In a statement on his Twitter account on Monday, Mr Al Sadr said: “What the country needs to be done in the future is [to have] a national majority government.”

Mr Al Sadr said there will be two groups inside parliament.

“One forms the government and takes it upon itself the task of implementing reforms at all levels; politics, government, public services, diplomacy and others,” he said.

The other will be opposition “whom we will consult and will not be marginalised”.

Since the 2003 US-led invasion that toppled Saddam Hussein, the US introduced a new political system in the country based on national elections to be held every four years to select a parliament, from which the government is formed.

Under an unofficial agreement, Iraq’s presidency – a largely ceremonial role – is held by a Kurd, while the prime minister's post is for a Shiite and the parliament speaker's a Sunni.

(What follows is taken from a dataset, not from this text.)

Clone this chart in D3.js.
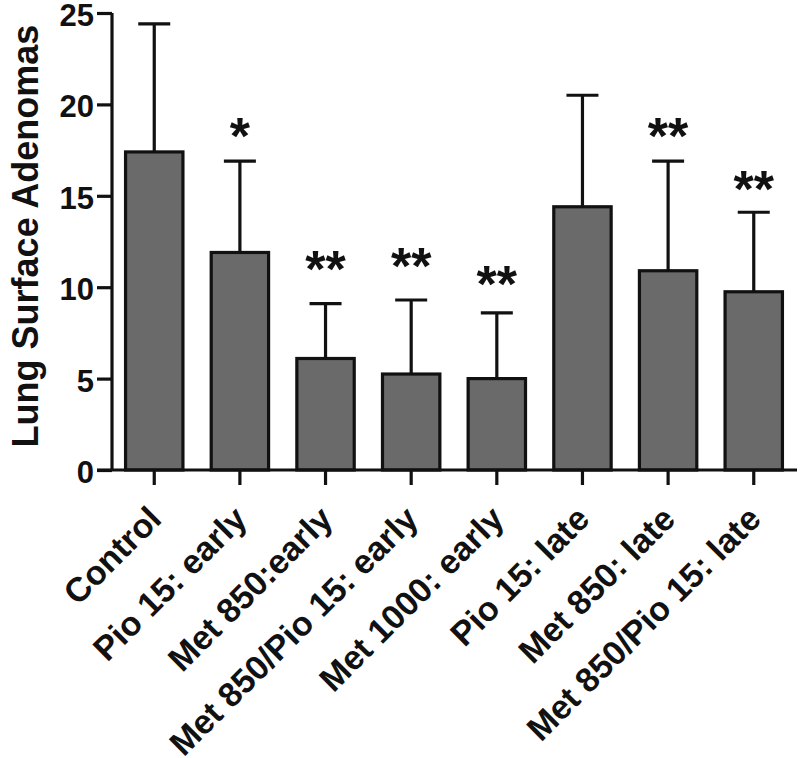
<!DOCTYPE html>
<html>
<head>
<meta charset="utf-8">
<script src="https://cdn.jsdelivr.net/npm/d3@7"></script>
<style>
  html, body { margin: 0; padding: 0; background: #fff; }
  svg { display: block; }
  text { font-family: "Liberation Sans", Arial, Helvetica, sans-serif; font-weight: bold; fill: #111; }
</style>
</head>
<body>
<svg id="chart" width="800" height="758"></svg>
<script>
const categories = ["Control", "Pio 15: early", "Met 850:early", "Met 850/Pio 15: early",
                    "Met 1000: early", "Pio 15: late", "Met 850: late", "Met 850/Pio 15: late"];
const means = [17.4, 11.9, 6.1, 5.25, 5.0, 14.4, 10.9, 9.75];
const errorTops = [24.4, 16.9, 9.1, 9.3, 8.6, 20.5, 16.9, 14.1];
const significance = ["", "*", "**", "**", "**", "", "**", "**"];
const significanceLevel = [0, 18.2, 10.95, 11.1, 10.1, 0, 18.2, 15.3];
const yTicks = [0, 5, 10, 15, 20, 25];
const yTitle = "Lung Surface Adenomas";

const svg = d3.select("#chart");
const x = d3.scaleBand().domain(categories).range([111, 797]).paddingInner(0.33).paddingOuter(0.17);
const y = d3.scaleLinear().domain([0, 25]).range([470, 13]);
const ink = "#111";

// Bars
svg.append("g").selectAll("rect").data(categories).join("rect")
  .attr("x", d => x(d))
  .attr("y", (d, i) => y(means[i]))
  .attr("width", x.bandwidth())
  .attr("height", (d, i) => y(0) - y(means[i]))
  .attr("fill", "#6a6a6a")
  .attr("stroke", ink)
  .attr("stroke-width", 3.2);

// Error bars (upper only)
const eb = svg.append("g").attr("stroke", ink).attr("stroke-width", 3.2);
categories.forEach((c, i) => {
  const cx = x(c) + x.bandwidth() / 2;
  eb.append("line").attr("x1", cx).attr("x2", cx).attr("y1", y(means[i])).attr("y2", y(errorTops[i]));
  eb.append("line").attr("x1", cx - 16).attr("x2", cx + 16).attr("y1", y(errorTops[i])).attr("y2", y(errorTops[i]));
});

// Significance stars
svg.append("g").selectAll("text").data(categories).join("text")
  .attr("x", d => x(d) + x.bandwidth() / 2)
  .attr("y", (d, i) => y(significanceLevel[i]) + 17)
  .attr("text-anchor", "middle")
  .attr("font-size", 52)
  .text((d, i) => significance[i]);

// Y axis
const yAxis = svg.append("g").attr("transform", "translate(112,0)")
  .call(d3.axisLeft(y).tickValues(yTicks).tickSize(15).tickPadding(3).tickFormat(d3.format("d")));
yAxis.select(".domain").attr("stroke", ink).attr("stroke-width", 3.2).attr("d", `M0,${y(25)}V${y(0)}`);
yAxis.selectAll(".tick line").attr("stroke", ink).attr("stroke-width", 3.2);
yAxis.selectAll(".tick text").attr("font-size", 31).attr("font-family", "Liberation Sans, Arial, sans-serif")
  .attr("font-weight", "bold").attr("fill", ink).attr("dy", "0.4em");

// X axis
const xAxis = svg.append("g").attr("transform", "translate(0,470)")
  .call(d3.axisBottom(x).tickSize(15).tickFormat(""));
xAxis.select(".domain").attr("stroke", ink).attr("stroke-width", 3.2).attr("d", "M97,0H797");
xAxis.selectAll(".tick line").attr("stroke", ink).attr("stroke-width", 3.2);

// X labels, rotated
svg.append("g").selectAll("text").data(categories).join("text")
  .attr("transform", d => `translate(${x(d) + x.bandwidth() / 2 + 9},521) rotate(-45)`)
  .attr("text-anchor", "end")
  .attr("font-size", 34)
  .text(d => d);

// Y title
svg.append("text")
  .attr("transform", `translate(38,236) rotate(-90)`)
  .attr("text-anchor", "middle")
  .attr("font-size", 36)
  .text(yTitle);
</script>
</body>
</html>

Other government posts are divided among the country’s political parties based on their religious and ethnic background.

Under this system, the country suffered from widespread corruption, mismanagement and bad public services, while loyalties are now to political parties rather than the state.

The Sadrist Bloc won 73 seats in the 329-member parliament in the October 10 early elections.

Sunni Parliament Speaker Mohammed Al Halbousi’s Taqadum group won 37 seats, while former prime minister Nouri Al Maliki’s State of Law bloc was third with about 35 seats.

The Iran-backed Fatah Alliance, made up mainly of Shiite militias, won only 14 seats, significantly fewer than the 48 seats it secured in 2018 elections. Independent candidates are expected to control 30 to 50 seats.

Shiite political parties, mainly the Fatah Alliance and State of Law, have rejected the results and demanded recounts of all ballot boxes.

Their supporters have been protesting in Baghdad outside one of the entrances to the heavily fortified Green Zone, where election commission and government offices are located.

Since last week, the elections body has been recounting more than 2,000 ballot boxes after accepting appeals contested their results. The manual count for nearly half of the boxes had so far matched the initial results, the commission said.

Death sentence

Meanwhile, a court in the southern city of Basra on Monday sentenced a man to death by hanging for the killing of two prominent journalists last year.

Dijlah TV correspondent Ahmed Abdul-Samad and his cameraman Safaa Ghali were shot dead by gunmen on January 2020.

Their deaths were part of a wave of targeted killings against activists and journalists covering the protest movement that erupted in late October 2019.

Nearly 600 people died due to heavy-handed crackdown by the security forces and targeted killings widely blamed on Iran-backed militias.

In a statement, the court in Basra said the man convicted in the killing of the two journalists confessed to his crimes, saying the aim of their killing was to “destabilise security and stability to achieve terrorist goals”.

The court provided no details about the man’s identity or affiliation with any militant or other groups. The case is now with a higher court, which can either confirm the death penalty, hand down a lesser sentence or call for a retrial.